Mahamed: I think it’s also important during the conference that not only the panelists contributed but the participants. There were a number of people who made excellent contributions.
Do you have any plans for after Johns Hopkins?
Ernest: I am actually wrapping up. I should be done with my MBA by early March. We are looking to keep everybody who has touched the ABC, in some capacity, on board for as long as possible. This is because the people who’ve touched the initial idea, we believe, have the strongest sense of where the ABC has to go. I will be moving back to Toronto, Canada to join Deloitte as a Management Consultant in September. Prior to that, it will just be the beach and sunshine.
Mahamed: I wish I could say the same but unfortunately, I still have two years to go.

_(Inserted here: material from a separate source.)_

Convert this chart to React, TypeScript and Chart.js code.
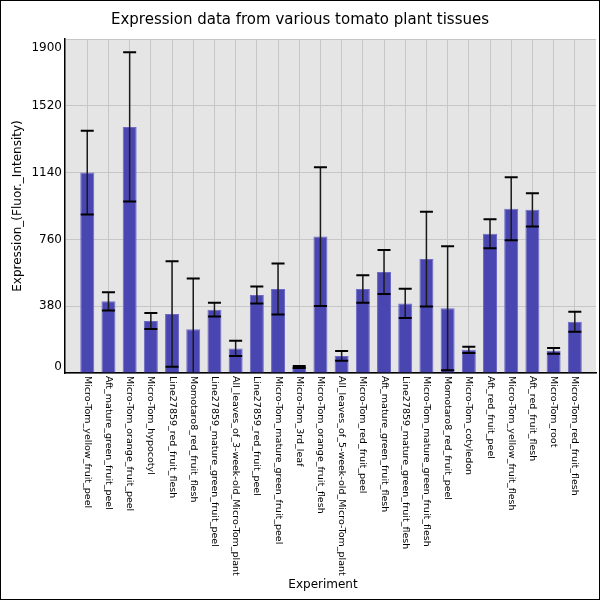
import React, { useEffect, useRef } from 'react';
import { Chart, registerables } from 'chart.js';

Chart.register(...registerables);

const categories = [
  'Micro-Tom_yellow_fruit_peel',
  'Aft_mature_green_fruit_peel',
  'Micro-Tom_orange_fruit_peel',
  'Micro-Tom_hypocotyl',
  'Line27859_red_fruit_flesh',
  'Momotaro8_red_fruit_flesh',
  'Line27859_mature_green_fruit_peel',
  'All_leaves_of_3-week-old_Micro-Tom_plant',
  'Line27859_red_fruit_peel',
  'Micro-Tom_mature_green_fruit_peel',
  'Micro-Tom_3rd_leaf',
  'Micro-Tom_orange_fruit_flesh',
  'All_leaves_of_5-week-old_Micro-Tom_plant',
  'Micro-Tom_red_fruit_peel',
  'Aft_mature_green_fruit_flesh',
  'Line27859_mature_green_fruit_flesh',
  'Micro-Tom_mature_green_fruit_flesh',
  'Momotaro8_red_fruit_peel',
  'Micro-Tom_cotyledon',
  'Aft_red_fruit_peel',
  'Micro-Tom_yellow_fruit_flesh',
  'Aft_red_fruit_flesh',
  'Micro-Tom_root',
  'Micro-Tom_red_fruit_flesh',
];

const values = [1140, 408, 1400, 296, 336, 249, 360, 140, 444, 478, 34, 776, 97, 478, 574, 396, 648, 368, 132, 792, 934, 928, 126, 292];
const errors = [238, 52, 425, 45, 300, 288, 39, 43, 48, 145, 6, 395, 28, 78, 125, 83, 270, 353, 18, 83, 179, 94, 16, 57];
const yTickValues = [0, 380, 760, 1140, 1520, 1900];

const chartTitle = 'Expression data from various tomato plant tissues';
const xTitle = 'Experiment';
const yTitle = 'Expression_(Fluor._Intensity)';

const FONT = '"DejaVu Sans", sans-serif';

const decorPlugin = {
  id: 'decor',
  beforeDraw(chart: any) {
    const { ctx, chartArea } = chart;
    ctx.save();
    ctx.fillStyle = '#ffffff';
    ctx.fillRect(0, 0, chart.width, chart.height);
    ctx.fillStyle = '#e5e5e5';
    ctx.fillRect(chartArea.left, chartArea.top, chartArea.right - chartArea.left, chartArea.bottom - chartArea.top);
    ctx.restore();
  },
  afterDatasetsDraw(chart: any) {
    const { ctx, chartArea } = chart;
    const xs = chart.scales.x;
    const ys = chart.scales.y;
    ctx.save();
    ctx.beginPath();
    ctx.rect(chartArea.left, chartArea.top - 3, chartArea.right - chartArea.left, chartArea.bottom - chartArea.top + 3);
    ctx.clip();
    values.forEach((v, i) => {
      const x = xs.getPixelForValue(i);
      const yHi = ys.getPixelForValue(v + errors[i]);
      const yLo = ys.getPixelForValue(v - errors[i]);
      ctx.strokeStyle = '#1a1a1a';
      ctx.lineWidth = 1.5;
      ctx.beginPath();
      ctx.moveTo(x, yHi);
      ctx.lineTo(x, yLo);
      ctx.stroke();
      ctx.strokeStyle = '#000000';
      ctx.lineWidth = 2;
      ctx.beginPath();
      ctx.moveTo(x - 6.5, yHi);
      ctx.lineTo(x + 6.5, yHi);
      ctx.moveTo(x - 6.5, yLo);
      ctx.lineTo(x + 6.5, yLo);
      ctx.stroke();
    });
    ctx.restore();
  },
  afterDraw(chart: any) {
    const { ctx, chartArea } = chart;
    const xs = chart.scales.x;
    const ys = chart.scales.y;
    ctx.save();
    ctx.fillStyle = '#000';
    ctx.font = `15px ${FONT}`;
    ctx.textAlign = 'center';
    ctx.textBaseline = 'middle';
    ctx.fillText(chartTitle, 300, 20);
    ctx.font = `12px ${FONT}`;
    ctx.textAlign = 'right';
    yTickValues.forEach((v) => {
      let y = ys.getPixelForValue(v);
      if (y - 9 < chartArea.top) y = chartArea.top + 9;
      if (y + 6 > chartArea.bottom) y = chartArea.bottom - 6;
      ctx.fillText(String(v), 62, y);
    });
    ctx.font = `9.5px ${FONT}`;
    ctx.textAlign = 'left';
    ctx.textBaseline = 'middle';
    categories.forEach((c, i) => {
      const x = xs.getPixelForValue(i);
      ctx.save();
      ctx.translate(x, chartArea.bottom + 3);
      ctx.rotate(Math.PI / 2);
      ctx.fillText(c, 0, 0);
      ctx.restore();
    });
    ctx.font = `12px ${FONT}`;
    ctx.textAlign = 'center';
    ctx.fillText(xTitle, 323, 585);
    ctx.save();
    ctx.translate(18, (chartArea.top + chartArea.bottom) / 2);
    ctx.rotate(-Math.PI / 2);
    ctx.fillText(yTitle, 0, 0);
    ctx.restore();
    ctx.strokeStyle = '#000';
    ctx.lineWidth = 1;
    ctx.strokeRect(0.5, 0.5, chart.width - 1, chart.height - 1);
    ctx.restore();
  },
};

export default function App() {
  const ref = useRef<HTMLCanvasElement | null>(null);
  useEffect(() => {
    if (!ref.current) return;
    const chart = new Chart(ref.current, {
      type: 'bar',
      data: {
        datasets: [
          {
            data: values.map((v, i) => ({ x: i, y: v })),
            backgroundColor: '#4a46b1',
            borderColor: '#6d69c4',
            borderWidth: 1,
            barPercentage: 0.66,
            categoryPercentage: 1,
          } as any,
        ],
      },
      options: {
        animation: false,
        responsive: false,
        devicePixelRatio: 1,
        layout: { padding: { left: 65, top: 39, right: 4, bottom: 227 } },
        plugins: {
          legend: { display: false },
          tooltip: { enabled: false },
          title: { display: false },
        },
        scales: {
          x: {
            type: 'linear',
            offset: false,
            min: -1.05,
            max: 24,
            afterBuildTicks: (s: any) => {
              s.ticks = categories.map((_, i) => ({ value: i }));
            },
            afterFit: (s: any) => {
              s.height = 0;
            },
            ticks: { display: false },
            grid: { color: '#c6c6c6', lineWidth: 1, drawTicks: false, offset: false },
            border: { display: true, color: '#000', width: 1.5 },
          },
          y: {
            type: 'linear',
            min: 0,
            max: 1900,
            afterBuildTicks: (s: any) => {
              s.ticks = yTickValues.map((v) => ({ value: v }));
            },
            afterFit: (s: any) => {
              s.width = 0;
            },
            ticks: { display: false },
            grid: { color: '#c6c6c6', lineWidth: 1, drawTicks: false },
            border: { display: true, color: '#000', width: 1.5 },
          },
        },
      } as any,
      plugins: [decorPlugin],
    });
    return () => chart.destroy();
  }, []);
  return (
    <div style={{ position: 'absolute', left: 0, top: 0, width: 600, height: 600 }}>
      <canvas ref={ref} width={600} height={600} style={{ display: 'block' }} />
    </div>
  );
}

I take courses part-time and work during the day. So, I’m taking my time with the program and once I’m done, I’ll just take a decision from there.
If there is one thing you would change about the event what will it be?
Ernest: That’s a tough one. It’s a tough one because getting the right mix of elements to bring to, if we can call it a new market, is always tough. We had to do our due diligence, understand what the market needed and ensure that there is a clear demand for a lot different things relative to African business across Hopkins. One of the things that we really tried to bring but we couldn’t quite this year, was as Mahamed mentioned, the case competition. One thing that we think is very near and dear to business students’ hearts is to not just to compete but to collaborate. To bring the very best of ideas and the best execution of ideas to reality
Thank you, guys, for your time.
Mahamed: Thank you very much. This was great. I wish you guys success. It is good to see young African entrepreneurs. This is all part of the ABC’s vision.
Ernest: At this point, Mahamed will be taking over the reins of the club officially as President of the Africa Business Club while I step into the background to let him push the club in the right direction. I look forward to how that unfolds. I plan to stay in touch with the ABC.